For Uber, the investment is just the latest chip on the autonomous vehicle roulette table. The company that famously shut down its own self-driving program after a fatal 2018 crash has reinvented itself as the Switzerland of AV development - partnering with everyone rather than building its own technology. According to TechCrunch's Equity podcast, Uber now counts more than 20 AV partnerships worldwide, from Waymo to smaller startups betting on different technical approaches.
"The question isn't just whether Waabi can deliver on its plans to deploy over 25,000 robotaxis, but whether Uber's bet-on-everything strategy actually works," the Equity hosts noted during their discussion of the deal. It's a fair question. While Uber's platform gives it unmatched distribution - any AV company that integrates with Uber instantly gains access to millions of potential riders - the company is essentially betting that it doesn't matter who wins the technology race as long as rides flow through its app.
That strategy stands in stark contrast to competitors like Tesla, which is developing its own full self-driving technology, or Waymo, which operates its own robotaxi service in select cities. Uber is playing matchmaker instead of building the tech itself, collecting its cut regardless of whose sensors and software are doing the actual driving. The approach has already started paying off - Waymo vehicles are now available through the Uber app in certain markets, and the company has similar integrations with multiple other AV operators.
But Waabi's deal structure reveals the risks in Uber's strategy. That $250 million isn't guaranteed - it's contingent on Waabi actually deploying vehicles at scale. If the startup can't deliver, Uber's investment shrinks considerably. And Waabi is entering a robotaxi market that's proven far harder to crack than early optimists predicted. Cruise pulled back operations after its own safety incidents. Others have struggled to expand beyond limited geographic areas or operate only in perfect weather conditions.
Waabi is betting its simulation-heavy approach will help it scale faster than rivals who rely primarily on real-world testing. The company claims its AI-driven simulations can expose autonomous systems to dangerous scenarios - like a child running into the street or a car running a red light - thousands of times in virtual environments before a single physical vehicle hits the road. That could theoretically reduce development time and costs while improving safety.

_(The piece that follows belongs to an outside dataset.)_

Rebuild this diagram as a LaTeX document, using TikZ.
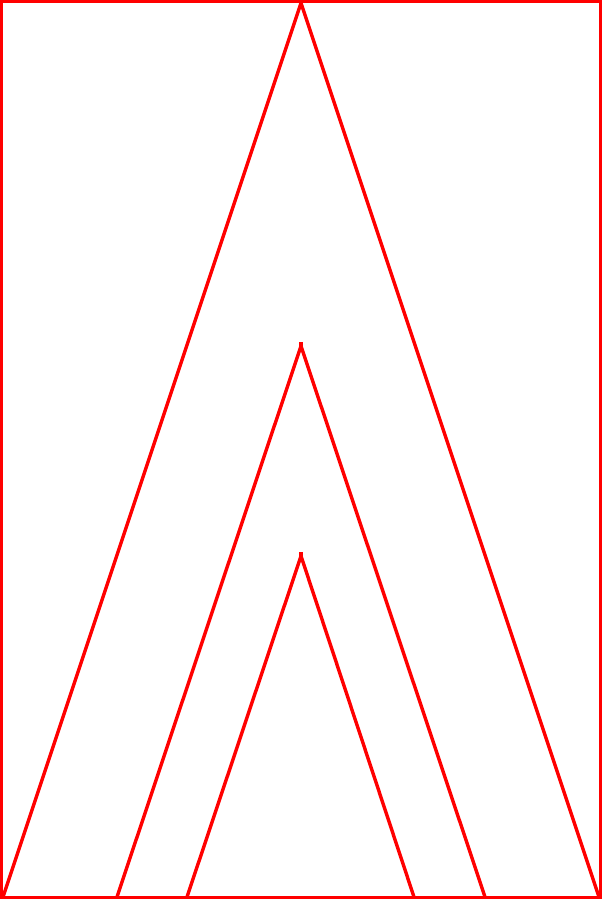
\documentclass[tikz,border=0pt]{standalone}
\begin{document}
\begin{tikzpicture}[x=1pt,y=-1pt,
  redline/.style={draw=red, line width=3.4pt, line join=bevel},
  stub/.style={draw=red, line width=3.4pt, line cap=butt}]
\useasboundingbox (0,0) rectangle (602,901);
\coordinate (tl) at (1.7,1.7);
\coordinate (br) at (600.3,897.3);
\draw[redline, line join=miter] (tl) rectangle (br);
\coordinate (a1) at (301,3);
\coordinate (l1) at (3,897);
\coordinate (r1) at (599,897);
\coordinate (a2) at (301,346);
\coordinate (l2) at (117,897);
\coordinate (r2) at (485,897);
\coordinate (a3) at (301,556);
\coordinate (l3) at (187,897);
\coordinate (r3) at (414,897);
\draw[redline] (l1) -- (a1) -- (r1);
\draw[redline] (l2) -- (a2) -- (r2);
\draw[redline] (l3) -- (a3) -- (r3);
\draw[stub] ([yshift=4pt]a2) -- ([yshift=-3pt]a2);
\draw[stub] ([yshift=4pt]a3) -- ([yshift=-3pt]a3);
\end{tikzpicture}
\end{document}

The autonomous trucking market, where Waabi has been focused until now, faces its own challenges but offers clearer economics. Long-haul routes on highways are more predictable than urban driving, and the potential savings from eliminating human drivers are substantial for logistics companies. Robotaxis, by contrast, require navigating complex city environments, dealing with pedestrians, cyclists, and unpredictable human drivers - all while keeping costs low enough to compete with human-driven rideshare.
Uber's willingness to fund Waabi's expansion into robotaxis suggests the company sees enough promise in Urtasun's approach to take the risk. Urtasun's credibility certainly helps - she spent years building AI systems at Uber before striking out on her own, and she understands both the technical challenges and the business model better than most founders in the space. But the real test will come when Waabi's vehicles start picking up passengers at scale, assuming they reach that milestone.
For now, Uber continues placing bets across the autonomous vehicle landscape, ensuring it has relationships with whoever eventually cracks the code. It's a hedge that's already paying dividends as various AV operators begin limited commercial deployments. Whether that strategy holds up when the market consolidates and fewer players dominate remains to be seen. But with $1 billion in fresh capital and a proven AI researcher at the helm, Waabi just became one of the companies Uber - and everyone else - will be watching closely.
Waabi's billion-dollar bet on robotaxis isn't just about one startup's ambitions - it's a window into how the autonomous vehicle race is evolving. Uber's strategy of partnering with every credible AV developer transforms the company from a technology builder into a platform play, letting others handle the hard engineering while it controls customer access. That approach carries real risks, especially when investments are tied to milestones that remain uncertain. But if Waabi's simulation-first methodology proves out and the company hits its deployment targets, Uber's $250 million could look prescient. For riders, the ultimate winners might be whoever's technology works reliably enough to make robotaxis boring - safe, cheap, and everywhere. We're not there yet, but deals like this one inch the industry closer.